- [To be done]:
Drop the pictures, then extract the listing word for word.
═══ Material provided ═══
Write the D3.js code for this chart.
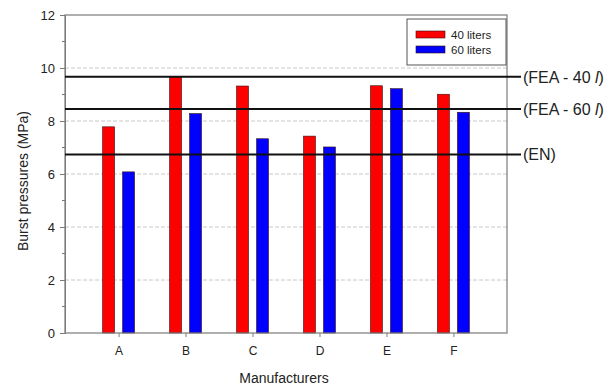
<!DOCTYPE html>
<html>
<head>
<meta charset="utf-8">
<script src="https://cdn.jsdelivr.net/npm/d3@7/dist/d3.min.js"></script>
<style>
  html, body { margin: 0; padding: 0; background: #fff; }
  svg { display: block; font-family: "Liberation Sans", Arial, Helvetica, sans-serif; }
</style>
</head>
<body>
<svg id="chart" width="616" height="387"></svg>
<script>
// Burst pressure per manufacturer, for 40 and 60 litre cylinders (MPa)
const manufacturers = ["A", "B", "C", "D", "E", "F"];
const seriesNames = ["40 liters", "60 liters"];
const seriesColors = ["#ff0000", "#0000ff"];
const burst40 = [7.78, 9.66, 9.32, 7.43, 9.33, 9.01];
const burst60 = [6.08, 8.28, 7.33, 7.02, 9.22, 8.33];
const refLabels = ["(FEA - 40 ", "(FEA - 60 ", "(EN)"];
const refValues = [9.67, 8.45, 6.74];
const yTicks = [0, 2, 4, 6, 8, 10, 12];
const yMinorTicks = [1, 3, 5, 7, 9, 11];

const svg = d3.select("#chart");
const plotL = 65, plotR = 507, plotT = 15, plotB = 333;

const x = d3.scalePoint().domain(manufacturers).range([plotL, plotR]).padding(0.8);
const y = d3.scaleLinear().domain([0, 12]).range([plotB, plotT]);

// dashed horizontal grid
svg.append("g")
  .selectAll("line")
  .data(yTicks.filter(v => v > 0 && v < 12))
  .join("line")
  .attr("x1", plotL).attr("x2", plotR)
  .attr("y1", d => y(d)).attr("y2", d => y(d))
  .attr("stroke", "#c8c8c8").attr("stroke-width", 1)
  .attr("stroke-dasharray", "4,2");

// bars
const series = [burst40, burst60];
const barW = 12, offsets = [-10, 10];
series.forEach((vals, si) => {
  svg.append("g")
    .selectAll("rect")
    .data(vals)
    .join("rect")
    .attr("x", (d, i) => x(manufacturers[i]) + offsets[si] - barW / 2)
    .attr("y", d => y(d))
    .attr("width", barW)
    .attr("height", d => y(0) - y(d))
    .attr("fill", seriesColors[si])
    .attr("stroke", "#3a1010").attr("stroke-width", 0.6);
});

// plot frame
svg.append("rect")
  .attr("x", plotL).attr("y", plotT)
  .attr("width", plotR - plotL).attr("height", plotB - plotT)
  .attr("fill", "none").attr("stroke", "#7a7a7a").attr("stroke-width", 1.2);

// y axis
const yAxis = svg.append("g")
  .attr("transform", `translate(${plotL},0)`)
  .call(d3.axisLeft(y).tickValues(yTicks).tickSize(5).tickPadding(5));
yAxis.select(".domain").attr("stroke", "#7a7a7a");
yAxis.selectAll(".tick line").attr("stroke", "#7a7a7a");
yAxis.selectAll("text").attr("font-size", 13).attr("fill", "#222")
  .attr("font-family", "Liberation Sans, Arial, sans-serif");
svg.append("g")
  .selectAll("line")
  .data(yMinorTicks)
  .join("line")
  .attr("x1", plotL - 3).attr("x2", plotL)
  .attr("y1", d => y(d)).attr("y2", d => y(d))
  .attr("stroke", "#7a7a7a");

// x axis
const xAxis = svg.append("g")
  .attr("transform", `translate(0,${plotB})`)
  .call(d3.axisBottom(x).tickSize(4).tickPadding(9));
xAxis.select(".domain").remove();
xAxis.selectAll(".tick line").attr("stroke", "#7a7a7a");
xAxis.selectAll("text").attr("font-size", 12).attr("fill", "#222")
  .attr("font-family", "Liberation Sans, Arial, sans-serif");

// axis titles
svg.append("text")
  .attr("transform", `translate(28,181) rotate(-90)`)
  .attr("text-anchor", "middle")
  .attr("font-size", 14).attr("fill", "#222")
  .text("Burst pressures (MPa)");
svg.append("text")
  .attr("x", 284).attr("y", 383)
  .attr("text-anchor", "middle")
  .attr("font-size", 14).attr("fill", "#222")
  .text("Manufacturers");

// reference pressure lines
const refs = svg.append("g");
refValues.forEach((v, i) => {
  refs.append("line")
    .attr("x1", plotL).attr("x2", 521)
    .attr("y1", y(v)).attr("y2", y(v))
    .attr("stroke", "#111").attr("stroke-width", 2);
  const t = refs.append("text")
    .attr("x", 523).attr("y", y(v) + 6)
    .attr("font-size", 16).attr("fill", "#222");
  if (i < 2) {
    t.append("tspan").text(refLabels[i]);
    t.append("tspan").attr("font-style", "italic").text("l");
    t.append("tspan").text(")");
  } else {
    t.text(refLabels[i]);
  }
});

// legend
const lg = svg.append("g");
lg.append("rect")
  .attr("x", 407).attr("y", 19).attr("width", 99).attr("height", 46)
  .attr("fill", "#fff").attr("stroke", "#555").attr("stroke-width", 1);
seriesNames.forEach((name, i) => {
  lg.append("rect")
    .attr("x", 416).attr("y", 31 + i * 15).attr("width", 29).attr("height", 7)
    .attr("fill", seriesColors[i]).attr("stroke", "#3a1010").attr("stroke-width", 0.6);
  lg.append("text")
    .attr("x", 451).attr("y", 39 + i * 15)
    .attr("font-size", 11.5).attr("fill", "#222")
    .text(name);
});
</script>
</body>
</html>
═══
- [Response to the task]:
Write the D3.js code for this chart.
<!DOCTYPE html>
<html>
<head>
<meta charset="utf-8">
<script src="https://cdn.jsdelivr.net/npm/d3@7/dist/d3.min.js"></script>
<style>
  html, body { margin: 0; padding: 0; background: #fff; }
  svg { display: block; font-family: "Liberation Sans", Arial, Helvetica, sans-serif; }
</style>
</head>
<body>
<svg id="chart" width="616" height="387"></svg>
<script>
// Burst pressure per manufacturer, for 40 and 60 litre cylinders (MPa)
const manufacturers = ["A", "B", "C", "D", "E", "F"];
const seriesNames = ["40 liters", "60 liters"];
const seriesColors = ["#ff0000", "#0000ff"];
const burst40 = [7.78, 9.66, 9.32, 7.43, 9.33, 9.01];
const burst60 = [6.08, 8.28, 7.33, 7.02, 9.22, 8.33];
const refLabels = ["(FEA - 40 ", "(FEA - 60 ", "(EN)"];
const refValues = [9.67, 8.45, 6.74];
const yTicks = [0, 2, 4, 6, 8, 10, 12];
const yMinorTicks = [1, 3, 5, 7, 9, 11];

const svg = d3.select("#chart");
const plotL = 65, plotR = 507, plotT = 15, plotB = 333;

const x = d3.scalePoint().domain(manufacturers).range([plotL, plotR]).padding(0.8);
const y = d3.scaleLinear().domain([0, 12]).range([plotB, plotT]);

// dashed horizontal grid
svg.append("g")
  .selectAll("line")
  .data(yTicks.filter(v => v > 0 && v < 12))
  .join("line")
  .attr("x1", plotL).attr("x2", plotR)
  .attr("y1", d => y(d)).attr("y2", d => y(d))
  .attr("stroke", "#c8c8c8").attr("stroke-width", 1)
  .attr("stroke-dasharray", "4,2");

// bars
const series = [burst40, burst60];
const barW = 12, offsets = [-10, 10];
series.forEach((vals, si) => {
  svg.append("g")
    .selectAll("rect")
    .data(vals)
    .join("rect")
    .attr("x", (d, i) => x(manufacturers[i]) + offsets[si] - barW / 2)
    .attr("y", d => y(d))
    .attr("width", barW)
    .attr("height", d => y(0) - y(d))
    .attr("fill", seriesColors[si])
    .attr("stroke", "#3a1010").attr("stroke-width", 0.6);
});

// plot frame
svg.append("rect")
  .attr("x", plotL).attr("y", plotT)
  .attr("width", plotR - plotL).attr("height", plotB - plotT)
  .attr("fill", "none").attr("stroke", "#7a7a7a").attr("stroke-width", 1.2);

// y axis
const yAxis = svg.append("g")
  .attr("transform", `translate(${plotL},0)`)
  .call(d3.axisLeft(y).tickValues(yTicks).tickSize(5).tickPadding(5));
yAxis.select(".domain").attr("stroke", "#7a7a7a");
yAxis.selectAll(".tick line").attr("stroke", "#7a7a7a");
yAxis.selectAll("text").attr("font-size", 13).attr("fill", "#222")
  .attr("font-family", "Liberation Sans, Arial, sans-serif");
svg.append("g")
  .selectAll("line")
  .data(yMinorTicks)
  .join("line")
  .attr("x1", plotL - 3).attr("x2", plotL)
  .attr("y1", d => y(d)).attr("y2", d => y(d))
  .attr("stroke", "#7a7a7a");

// x axis
const xAxis = svg.append("g")
  .attr("transform", `translate(0,${plotB})`)
  .call(d3.axisBottom(x).tickSize(4).tickPadding(9));
xAxis.select(".domain").remove();
xAxis.selectAll(".tick line").attr("stroke", "#7a7a7a");
xAxis.selectAll("text").attr("font-size", 12).attr("fill", "#222")
  .attr("font-family", "Liberation Sans, Arial, sans-serif");

// axis titles
svg.append("text")
  .attr("transform", `translate(28,181) rotate(-90)`)
  .attr("text-anchor", "middle")
  .attr("font-size", 14).attr("fill", "#222")
  .text("Burst pressures (MPa)");
svg.append("text")
  .attr("x", 284).attr("y", 383)
  .attr("text-anchor", "middle")
  .attr("font-size", 14).attr("fill", "#222")
  .text("Manufacturers");

// reference pressure lines
const refs = svg.append("g");
refValues.forEach((v, i) => {
  refs.append("line")
    .attr("x1", plotL).attr("x2", 521)
    .attr("y1", y(v)).attr("y2", y(v))
    .attr("stroke", "#111").attr("stroke-width", 2);
  const t = refs.append("text")
    .attr("x", 523).attr("y", y(v) + 6)
    .attr("font-size", 16).attr("fill", "#222");
  if (i < 2) {
    t.append("tspan").text(refLabels[i]);
    t.append("tspan").attr("font-style", "italic").text("l");
    t.append("tspan").text(")");
  } else {
    t.text(refLabels[i]);
  }
});

// legend
const lg = svg.append("g");
lg.append("rect")
  .attr("x", 407).attr("y", 19).attr("width", 99).attr("height", 46)
  .attr("fill", "#fff").attr("stroke", "#555").attr("stroke-width", 1);
seriesNames.forEach((name, i) => {
  lg.append("rect")
    .attr("x", 416).attr("y", 31 + i * 15).attr("width", 29).attr("height", 7)
    .attr("fill", seriesColors[i]).attr("stroke", "#3a1010").attr("stroke-width", 0.6);
  lg.append("text")
    .attr("x", 451).attr("y", 39 + i * 15)
    .attr("font-size", 11.5).attr("fill", "#222")
    .text(name);
});
</script>
</body>
</html>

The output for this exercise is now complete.